Human workers report feeling most productive when led by artificial intelligence - msolujic
http://www.pbs.org/newshour/rundown/human-workers-report-feeling-productive-led-artificial-intelligence/

======
firebrand39
This is fabulous. It makes me speechless as to why this true and not
surprising at all.

My quick theory is that deep down we are social animals and a lot of our
'management' decisions stem from this part of us. Not from wanting to
rationally and technically solve problems. For example, many 'higher' animals
have pecking orders. We have too. On the other hand, we are capable of
rationality after all. But we will have to be much more honest with ourselves
of what we are. Maybe a lot of human development in history is about escaping
our limits.

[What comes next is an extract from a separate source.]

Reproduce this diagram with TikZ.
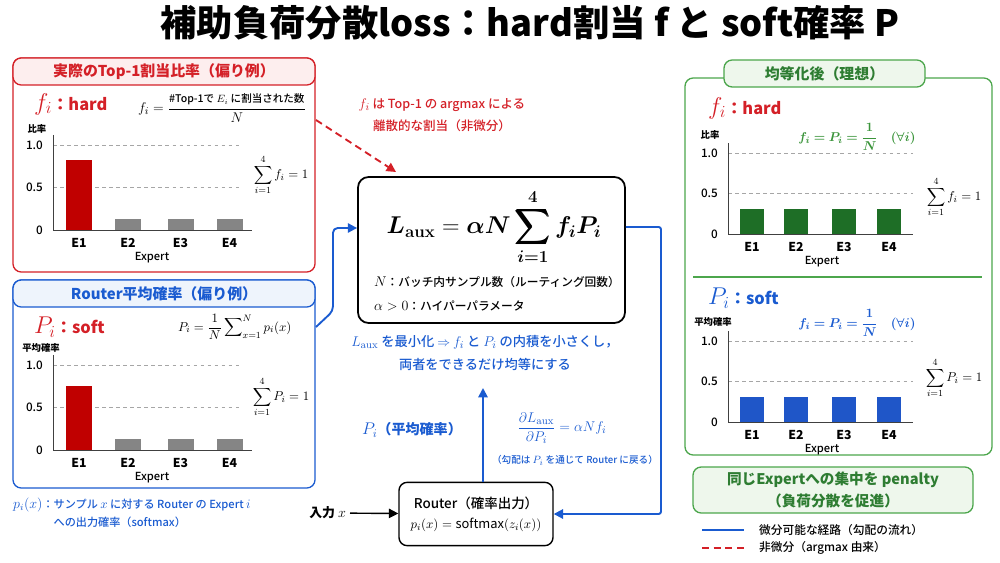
\documentclass[tikz,border=0pt]{standalone}
\usepackage{amsmath}
\usepackage{bm}
\usepackage[no-math]{fontspec}
\setmainfont{Noto Sans CJK JP}
\newfontfamily\medfont{Noto Sans CJK JP Medium}
\usepackage{tikz}
\usetikzlibrary{positioning,fit,arrows.meta}

\definecolor{hardred}{HTML}{D42027}
\definecolor{barred}{HTML}{C00000}
\definecolor{bargray}{HTML}{858585}
\definecolor{softblue}{HTML}{1A5BD0}
\definecolor{barblue}{HTML}{1F56C8}
\definecolor{idealgreen}{HTML}{4CA64C}
\definecolor{idealtext}{HTML}{2E7D32}
\definecolor{idealmath}{HTML}{3A943A}
\definecolor{bargreen}{HTML}{1E6E26}
\definecolor{pinkfill}{HTML}{FDEEEE}
\definecolor{bluefill}{HTML}{EEF4FC}
\definecolor{greenfill}{HTML}{EEF7EC}

\tikzset{
  panelbox/.style={draw=#1, line width=1.1pt, rounded corners=7pt, inner sep=0pt},
  headbox/.style={draw=#1, line width=1.1pt, rounded corners=7pt, inner sep=0pt},
  headtext/.style={font=\fontsize{12.75}{14}\selectfont\bfseries},
  tagtext/.style={anchor=west, font=\fontsize{14}{16}\selectfont\bfseries},
  axtitle/.style={font=\fontsize{8}{9}\selectfont\bfseries},
  gridline/.style={black!35, dashed, line width=0.5pt},
  axisline/.style={black!75, line width=0.8pt},
  ticklabel/.style={anchor=east, font=\fontsize{10}{12}\selectfont\medfont},
  explabel/.style={font=\fontsize{10.5}{12}\selectfont\bfseries},
  expertlabel/.style={font=\fontsize{9.5}{11}\selectfont\medfont},
  sumtext/.style={font=\fontsize{11}{13}\selectfont},
  flow/.style={draw=softblue, line width=1.6pt, -{Triangle[length=8pt,width=8pt]}},
  nondiff/.style={draw=hardred, line width=1.6pt, dash pattern=on 6pt off 4pt,
    -{Triangle[length=8pt,width=8pt]}},
}

% chart: name, px for 1.0, grid end, axis end, Expert x, bar width, bars
\newcommand{\expertchart}[7]{%
  \draw[gridline] (0,#2) -- (#3,#2) (0,0.5*#2) -- (#3,0.5*#2);
  \draw[axisline] (0,1.12*#2) -- (0,0) -- (#4,0);
  \node[ticklabel] (#1-t0) at (-6,0) {0};
  \node[ticklabel] (#1-t5) at (-6,0.5*#2) {0.5};
  \node[ticklabel] (#1-t10) at (-6,#2) {1.0};
  \foreach \i/\bx/\bv/\col in {#7} {
    \fill[\col] ({\bx-#6/2},0) rectangle ({\bx+#6/2},{\bv*#2});
    \node[explabel] (#1-e\i) at (\bx,-13) {E\i};
  }
  \node[expertlabel] (#1-x) at (#5,-28) {Expert};
}
\newcommand{\bigmath}[1]{{\fontsize{21}{22}\selectfont$#1$}}
\newcommand{\sized}[2]{{\fontsize{#1}{#1}\selectfont$#2$}}

\begin{document}
\begin{tikzpicture}[x=0.03cm,y=-0.03cm]
\useasboundingbox (0,0) rectangle (1000,563);

\node[font=\fontsize{31}{34}\selectfont\bfseries] (title) at (530,23)
  {補助負荷分散loss：hard割当 f と soft確率 P};

% hard: real top-1 ratio
\node[panelbox=hardred, fit={(13,58)(315,272)}] (hardpanel) {};
\node[headbox=hardred, fill=pinkfill, fit={(13,58)(315,85)}] (hardhead) {};
\node[headtext, text=hardred] (hardtitle) at (hardhead) {実際のTop-1割当比率（偏り例）};
\node[tagtext, text=hardred] (hardtag) at (30,104) {\bigmath{f_i}：hard};
\node[anchor=west, font=\fontsize{13}{15}\selectfont] (hardfrac) at (134,108)
  {$f_i=\dfrac{\text{\fontsize{9}{10}\selectfont\medfont\#Top-1で $E_i$ に割当された数}}{N}$};
\node[axtitle] (hardaxt) at (37,129) {比率};
\begin{scope}[shift={(53,230)}, y=0.03cm]
  \expertchart{hc}{85}{187}{199}{99}{26}{1/26/0.82/barred, 2/75/0.13/bargray, 3/127.5/0.13/bargray, 4/176.5/0.13/bargray}
\end{scope}
\node[sumtext] (hardsum) at (281,175) {$\displaystyle\sum_{i=1}^{4} f_i = 1$};

% soft: router mean probability
\node[panelbox=softblue, fit={(13,280)(315,488)}] (softpanel) {};
\node[headbox=softblue, fill=bluefill, fit={(13,280)(315,307)}] (softhead) {};
\node[headtext, text=softblue] (softtitle) at (softhead) {Router平均確率（偏り例）};
\node[tagtext, text=hardred] (softtag) at (30,327) {\bigmath{P_i}：soft};
\node[anchor=west, font=\fontsize{11}{13}\selectfont] (softfrac) at (174,327)
  {$P_i=\dfrac{1}{N}\displaystyle\sum\nolimits_{x=1}^{N} p_i(x)$};
\node[axtitle] (softaxt) at (41,348) {平均確率};
\begin{scope}[shift={(53,450)}, y=0.03cm]
  \expertchart{sc}{85}{187}{199}{99}{26}{1/26/0.75/barred, 2/75/0.13/bargray, 3/127.5/0.13/bargray, 4/176.5/0.13/bargray}
\end{scope}
\node[sumtext] (softsum) at (281,397) {$\displaystyle\sum_{i=1}^{4} P_i = 1$};
\node[anchor=north west, align=left, text=softblue, font=\fontsize{9.5}{15.5}\selectfont\medfont] (pxnote) at (9,494)
  {\sized{11.5}{p_i(x)}：サンプル \sized{11}{x} に対する Router の Expert \sized{11}{i}\\\phantom{\sized{11.5}{p_i(x)}：}への出力確率（softmax）};

% loss
\node[align=center, text=hardred, font=\fontsize{10.7}{19}\selectfont\medfont] (argnote) at (442,115)
  {\sized{12.5}{f_i} は Top-1 の argmax による\\離散的な割当（非微分）};
\node[draw, line width=1.5pt, rounded corners=9pt, inner sep=0pt, fit={(358,177)(625,323)}] (lossbox) {};
\node[font=\fontsize{22}{26}\selectfont] (lossformula) at (494,227)
  {$\displaystyle \bm{L}_{\mathbf{aux}} = \bm{\alpha} \bm{N} \bm{\sum_{i=1}^{4}} \bm{f_i} \bm{P_i}$};
\node[anchor=west, align=left, font=\fontsize{10}{20}\selectfont\medfont] (lossnotes) at (370,294)
  {\sized{11.5}{N}：バッチ内サンプル数（ルーティング回数）\\\sized{11.5}{\alpha>0}：ハイパーパラメータ};
\node[align=center, text=softblue, font=\fontsize{11.3}{19}\selectfont\medfont] (minnote) at (485,353)
  {\sized{13}{L_{\mathrm{aux}}} を最小化 $\Rightarrow$ \sized{13}{f_i} と \sized{13}{P_i} の内積を小さくし，\\両者をできるだけ均等にする};

% router
\node[draw, line width=1.2pt, rounded corners=7pt, align=center, minimum width=4.62cm, minimum height=1.9cm,
  font=\fontsize{11}{13}\selectfont] (router) at (476,514)
  {{\medfont\fontsize{11.5}{13}\selectfont Router（確率出力）}\\[4pt] $p_i(x) = \text{softmax}(z_i(x))$};
\node[anchor=east, font=\fontsize{11}{13}\selectfont\bfseries] (input) at (350,513) {入力 \sized{12.5}{x}};
\draw[-{Triangle[length=8pt,width=8pt]}, line width=1.2pt] (input) -- (router);
\node[text=softblue, font=\fontsize{12}{14}\selectfont\bfseries] (pilabel) at (412,430) {\sized{14.5}{P_i}（平均確率）};
\node[text=softblue, font=\fontsize{12.5}{14}\selectfont] (grad) at (562,428)
  {$\dfrac{\partial L_{\mathrm{aux}}}{\partial P_i} = \alpha N f_i$};
\node[text=softblue, font=\fontsize{8.2}{9}\selectfont\medfont] (gradnote) at (575,460)
  {（勾配は \sized{9.5}{P_i} を通じて Router に戻る）};

% ideal
\node[panelbox=idealgreen, fit={(685,78)(992,455)}] (idealpanel) {};
\draw[idealgreen, line width=1.1pt] (693,277) -- (982,277);
\node[headbox=idealgreen, fill=greenfill, fit={(724,60)(925,87)}] (idealhead) {};
\node[headtext, text=idealtext] (idealtitle) at (idealhead) {均等化後（理想）};
\node[tagtext, text=hardred] (idealftag) at (704,108) {\bigmath{f_i}：hard};
\node[axtitle] (idealfaxt) at (710,135) {比率};
\node[text=idealmath, font=\fontsize{11}{13}\selectfont] (idealfeq) at (857,137)
  {$\bm{f_i = P_i = \dfrac{1}{N}\quad(\forall i)}$};
\begin{scope}[shift={(728,234)}, y=0.03cm]
  \expertchart{if}{81}{185}{185}{94}{24}{1/24/0.31/bargreen, 2/68/0.31/bargreen, 3/116/0.31/bargreen, 4/161/0.31/bargreen}
\end{scope}
\node[sumtext] (idealfsum) at (954,197) {$\displaystyle\sum_{i=1}^{4} f_i = 1$};
\node[tagtext, text=softblue] (idealptag) at (704,298) {\bigmath{P_i}：soft};
\node[axtitle] (idealpaxt) at (713,322) {平均確率};
\node[text=softblue, font=\fontsize{11}{13}\selectfont] (idealpeq) at (857,323)
  {$\bm{f_i = P_i = \dfrac{1}{N}\quad(\forall i)}$};
\begin{scope}[shift={(728,422)}, y=0.03cm]
  \expertchart{ip}{81}{185}{185}{94}{24}{1/24/0.31/barblue, 2/68/0.31/barblue, 3/116/0.31/barblue, 4/161/0.31/barblue}
\end{scope}
\node[sumtext] (idealpsum) at (954,378) {$\displaystyle\sum_{i=1}^{4} P_i = 1$};

\node[draw=idealgreen, fill=greenfill, line width=1.1pt, rounded corners=7pt, inner sep=0pt,
  fit={(693,467)(973,513)}] (penalty) {};
\node[align=center, text=idealtext, font=\fontsize{12.5}{19}\selectfont\bfseries] (penaltytext) at (penalty)
  {同じExpertへの集中を penalty\\（負荷分散を促進）};

% legend
\coordinate (lgba) at (702,530);
\coordinate (lgbb) at (744,530);
\coordinate (lgra) at (702,548);
\coordinate (lgrb) at (744,548);
\draw[softblue, line width=1.6pt] (lgba) -- (lgbb);
\draw[hardred, line width=1.6pt, dash pattern=on 6pt off 4pt] (lgra) -- (lgrb);
\node[anchor=west, font=\fontsize{10}{12}\selectfont\medfont] (lgbtext) at (755,530) {微分可能な経路（勾配の流れ）};
\node[anchor=west, font=\fontsize{10}{12}\selectfont\medfont] (lgrtext) at (755,548) {非微分（argmax 由来）};

% connectors
\coordinate (fstart) at (316,120);
\coordinate (fend) at (396,172);
\draw[nondiff] (fstart) -- (fend);
\coordinate (pstart) at (316,327);
\draw[flow, rounded corners=4pt] (pstart) -- (333,311) -- (333,228) -- (lossbox.west |- 0,228);
\draw[flow, rounded corners=2pt] (lossbox.east |- lossformula) -- (661,227) |- (router.east);
\coordinate (ptop) at (483,388);
\draw[flow] (router.north -| ptop) -- (ptop);
\end{tikzpicture}
\end{document}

Which is not to say that we should negate or supress them.

There is tons of studies on mismanagement in organisations (state down to
enterprises) but this article nails it.

------
msolujic
My guess why people would prefer machine to human boss is sense that it will
be fair and not biased (if built properly) Here is one older article that
touches this topic [http://www.newscientist.com/article/mg21628945.500-your-
next...](http://www.newscientist.com/article/mg21628945.500-your-next-boss-
could-be-a-computer.html)

------
ankurdhama
So that when some bad things/decision happen, a human can blame the AI for the
problem without worrying about the emotional/social/human feelings etc which
the human has to deal with when working with a human boss.